SANGAT manusia bila
seseorang merasa sedih dan pilu manakala ditinggalkan oleh seseorang yang
sangat dicintainya, katakanlah para keluarga Korban Lion Air JT 610 yang jatuh beberapa
waktu lalu. Air mata tak terbendung, tumpah ruah mengalir deras diselingi isak
tangis dan doa-doa yang menyayat qalbu, berharap agar Tuhan memberikan yang
terbaik bagi jiwa-jiwa yang mereka cintai.
Musibah acapkali datang
dengan tiba-tiba dan tidak disangka-sangka, sehingga kerap membikin shock dan guncangan
jiwa yang dahsyat bagi keluarga korban.
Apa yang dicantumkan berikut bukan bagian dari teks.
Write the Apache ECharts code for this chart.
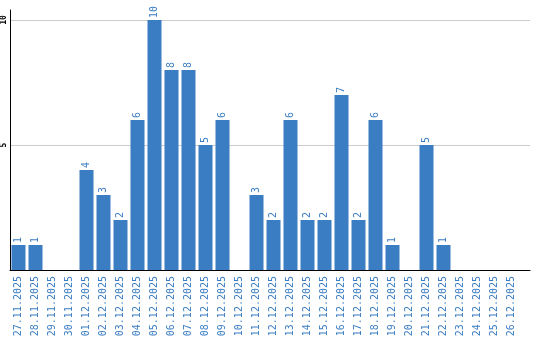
<!DOCTYPE html>
<html><head><meta charset="utf-8">
<script src="https://cdn.jsdelivr.net/npm/echarts@6/dist/echarts.min.js"></script>
<style>html,body{margin:0;padding:0;background:#fff}#c{width:540px;height:340px}</style>
</head><body><div id="c"></div>
<script>
const categories = ["27.11.2025","28.11.2025","29.11.2025","30.11.2025","01.12.2025","02.12.2025","03.12.2025","04.12.2025","05.12.2025","06.12.2025","07.12.2025","08.12.2025","09.12.2025","10.12.2025","11.12.2025","12.12.2025","13.12.2025","14.12.2025","15.12.2025","16.12.2025","17.12.2025","18.12.2025","19.12.2025","20.12.2025","21.12.2025","22.12.2025","23.12.2025","24.12.2025","25.12.2025","26.12.2025"];
const values = [1,1,0,0,4,3,2,6,10,8,8,5,6,0,3,2,6,2,2,7,2,6,1,0,5,1,0,0,0,0];
const yTickLabels = [5,10];

const blue = '#3b7dc2';
const font = 'DejaVu Sans Mono';
const chart = echarts.init(document.getElementById('c'));
chart.setOption({
  animation: false,
  grid: [
    {left: 10, width: 520, top: 20, bottom: 70},
    {left: 10, width: 510, top: 10, bottom: 70}
  ],
  xAxis: [
    {gridIndex: 0, type: 'value', min: 0, max: 1, axisLabel: {show: false}, axisTick: {show: false}, splitLine: {show: false},
     axisLine: {show: true, onZero: false, lineStyle: {color: '#000', width: 1}}},
    {gridIndex: 1, type: 'category', data: categories, boundaryGap: true,
     axisLine: {show: false}, axisTick: {show: false},
     axisLabel: {interval: 0, rotate: 90, color: blue, fontFamily: font, fontSize: 10, margin: 6}}
  ],
  yAxis: [
    {gridIndex: 0, type: 'value', min: 0, max: 10, interval: 5, axisLabel: {show: false}, axisTick: {show: false},
     axisLine: {show: false}, splitLine: {show: true, lineStyle: {color: '#cccccc', width: 1}}},
    {gridIndex: 1, type: 'value', min: 0, max: 10.4, splitLine: {show: false}, axisTick: {show: false},
     axisLine: {show: true, lineStyle: {color: '#000', width: 1}},
     axisLabel: {customValues: yTickLabels, rotate: 90, color: '#000', fontFamily: font, fontSize: 8, fontWeight: 'bold', margin: 2}}
  ],
  series: [{
    type: 'bar', xAxisIndex: 1, yAxisIndex: 1, data: values, barWidth: 14,
    itemStyle: {color: blue},
    label: {show: true, position: 'top', rotate: 90, align: 'left', verticalAlign: 'middle', distance: 2,
      color: blue, fontFamily: font, fontSize: 10,
      formatter: p => p.value > 0 ? String(p.value) : ''}
  }]
});
</script></body></html>
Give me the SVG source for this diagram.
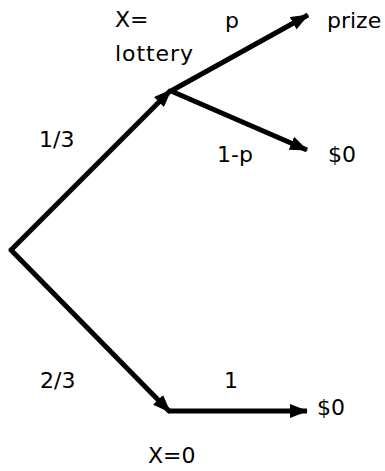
<svg xmlns="http://www.w3.org/2000/svg" width="385" height="471" viewBox="0 0 385 471">
<style>
.t{font-family:"DejaVu Sans","Noto Sans",sans-serif;font-size:22px;fill:#000}
.e{stroke:#000;stroke-width:5;fill:none;marker-end:url(#ah)}
</style>
<defs>
<marker id="ah" markerUnits="userSpaceOnUse" viewBox="0 0 18 14" refX="17" refY="7" markerWidth="18" markerHeight="14" orient="auto">
<path d="M0,0 L18,7 L0,14 Z" fill="#000"/>
</marker>
</defs>
<rect width="385" height="471" fill="#fff"/>
<g id="connectors">
<line class="e" x1="10" y1="251" x2="171" y2="90"/>
<line class="e" x1="10" y1="249" x2="170" y2="412"/>
<line class="e" x1="171" y1="91" x2="308" y2="15"/>
<line class="e" x1="171" y1="91" x2="307" y2="150"/>
<line class="e" x1="168" y1="411" x2="307" y2="411"/>
</g>
<g id="node-lottery">
<text class="t" x="115" y="27">X=</text>
<text class="t" x="115" y="61" textLength="78">lottery</text>
</g>
<g id="node-zero"><text class="t" x="148" y="463">X=0</text></g>
<g id="node-prize"><text class="t" x="327" y="28">prize</text></g>
<g id="node-0a"><text class="t" x="328" y="162">$0</text></g>
<g id="node-0b"><text class="t" x="317" y="415">$0</text></g>
<g id="labels">
<text class="t" x="225" y="28">p</text>
<text class="t" x="39" y="147">1/3</text>
<text class="t" x="217" y="162">1-p</text>
<text class="t" x="40" y="388">2/3</text>
<text class="t" x="224" y="388">1</text>
</g>
</svg>
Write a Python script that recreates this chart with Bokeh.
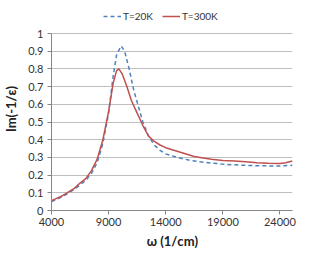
from bokeh.plotting import figure
from bokeh.models import Legend, LegendItem, FixedTicker, CustomJSTickFormatter, Range1d
from bokeh.embed import file_html
from bokeh.resources import INLINE

# T=20K (dashed blue)
x20 = [4000, 5000, 6000, 7000, 7500, 8000, 8500, 9000, 9400, 9700, 10100, 10400, 10800,
       11200, 11600, 12000, 12500, 13000, 13500, 14000, 14500, 15000, 16000, 17000,
       18000, 19000, 20000, 21000, 22000, 23000, 24000, 25100]
y20 = [0.05, 0.08, 0.12, 0.17, 0.21, 0.27, 0.38, 0.55, 0.76, 0.88, 0.93, 0.90, 0.80,
       0.68, 0.59, 0.50, 0.42, 0.37, 0.34, 0.32, 0.31, 0.30, 0.285, 0.275,
       0.268, 0.262, 0.258, 0.255, 0.253, 0.252, 0.252, 0.255]

# T=300K (solid red)
x300 = [4000, 4500, 5000, 5500, 6000, 6500, 7000, 7500, 8000, 8500, 9000, 9400, 9700,
        9900, 10200, 10600, 11000, 11500, 12000, 12500, 13000, 13500, 14000, 14500,
        15000, 15500, 16000, 16500, 17000, 18000, 19000, 20000, 21000, 22000, 23000,
        24000, 24500, 25100]
y300 = [0.055, 0.07, 0.085, 0.105, 0.125, 0.155, 0.18, 0.225, 0.29, 0.40, 0.56, 0.72, 0.79,
        0.80, 0.77, 0.70, 0.62, 0.55, 0.48, 0.42, 0.39, 0.37, 0.355, 0.345,
        0.335, 0.325, 0.315, 0.305, 0.30, 0.29, 0.283, 0.28, 0.275, 0.27, 0.267,
        0.266, 0.27, 0.28]

x_ticks = [4000, 9000, 14000, 19000, 24000]
y_ticks = [0, 0.1, 0.2, 0.3, 0.4, 0.5, 0.6, 0.7, 0.8, 0.9, 1]

FONT = "Lato"
TXT = "#333333"

PX_PER_UNIT = 177
HEADROOM = 26  # px above the y=1 line reserved for the legend

p = figure(frame_width=241, frame_height=PX_PER_UNIT + HEADROOM,
           output_backend="svg", toolbar_location=None,
           x_range=Range1d(4000, 25100), y_range=Range1d(0, 1 + HEADROOM / PX_PER_UNIT),
           min_border_left=46, min_border_right=12, min_border_top=7, min_border_bottom=36)
p.outline_line_color = None
p.background_fill_color = "white"
p.border_fill_color = "white"

p.xgrid.visible = False
p.ygrid.grid_line_color = "#BFBFBF"
p.ygrid.grid_line_width = 1
p.ygrid.ticker = FixedTicker(ticks=y_ticks)

r20 = p.line(x20, y20, line_color="#4F81BD", line_width=1.5, line_dash="4 3")
r300 = p.line(x300, y300, line_color="#C0504D", line_width=1.5)

for ax in (p.xaxis[0], p.yaxis[0]):
    ax.axis_line_color = "#868686"
    ax.major_tick_line_color = "#868686"
    ax.major_tick_out = 4
    ax.major_tick_in = 0
    ax.minor_tick_line_color = None
    ax.major_label_text_font = FONT
    ax.major_label_text_font_size = "11px"
    ax.major_label_text_color = TXT
    ax.axis_label_text_font = FONT
    ax.axis_label_text_font_size = "13px"
    ax.axis_label_text_font_style = "bold"
    ax.axis_label_text_color = "#222222"

p.xaxis.ticker = FixedTicker(ticks=x_ticks)
p.yaxis.ticker = FixedTicker(ticks=y_ticks)
p.yaxis.bounds = (0, 1)
p.yaxis.formatter = CustomJSTickFormatter(code="return String(Math.round(tick*10)/10);")
p.xaxis.axis_label = "ω (1/cm)"
p.yaxis.axis_label = "Im(-1/ε)"
p.xaxis.major_label_standoff = 3
p.yaxis.major_label_standoff = 4
p.xaxis.axis_label_standoff = 4
p.yaxis.axis_label_standoff = 6

legend = Legend(items=[LegendItem(label="T=20K", renderers=[r20]),
                       LegendItem(label="T=300K", renderers=[r300])],
                orientation="horizontal", location=(52, 188))
legend.label_text_font = FONT
legend.label_text_font_size = "10px"
legend.label_text_color = TXT
legend.border_line_color = None
legend.background_fill_alpha = 0
legend.glyph_width = 18
legend.glyph_height = 10
legend.label_standoff = 2
legend.label_height = 12
legend.spacing = 9
legend.padding = 2
legend.margin = 0
p.add_layout(legend)

open("out.html", "w").write(file_html(p, INLINE))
Guncangan jiwa yang dahsyat itu bila
tidak di back-up oleh sandaran iman yang kuat maka berpotensi besar terjadinya gangguan
pada kehidupan normal.
Kesedihan mendalam yang
dialami keluarga korban musibah tentunya tidak elok jika sampai melupakan kuasa
Allah, Yang Maha Berkehendak. Jatuhnya pesawat hanyalah salah satu sebab dan cara
Allah untuk memanggil hamba ke haribaan-Nya. Pun demikian tentunya musibah itu
patut disayangkan, apalagi jika ditengarai adanya human error.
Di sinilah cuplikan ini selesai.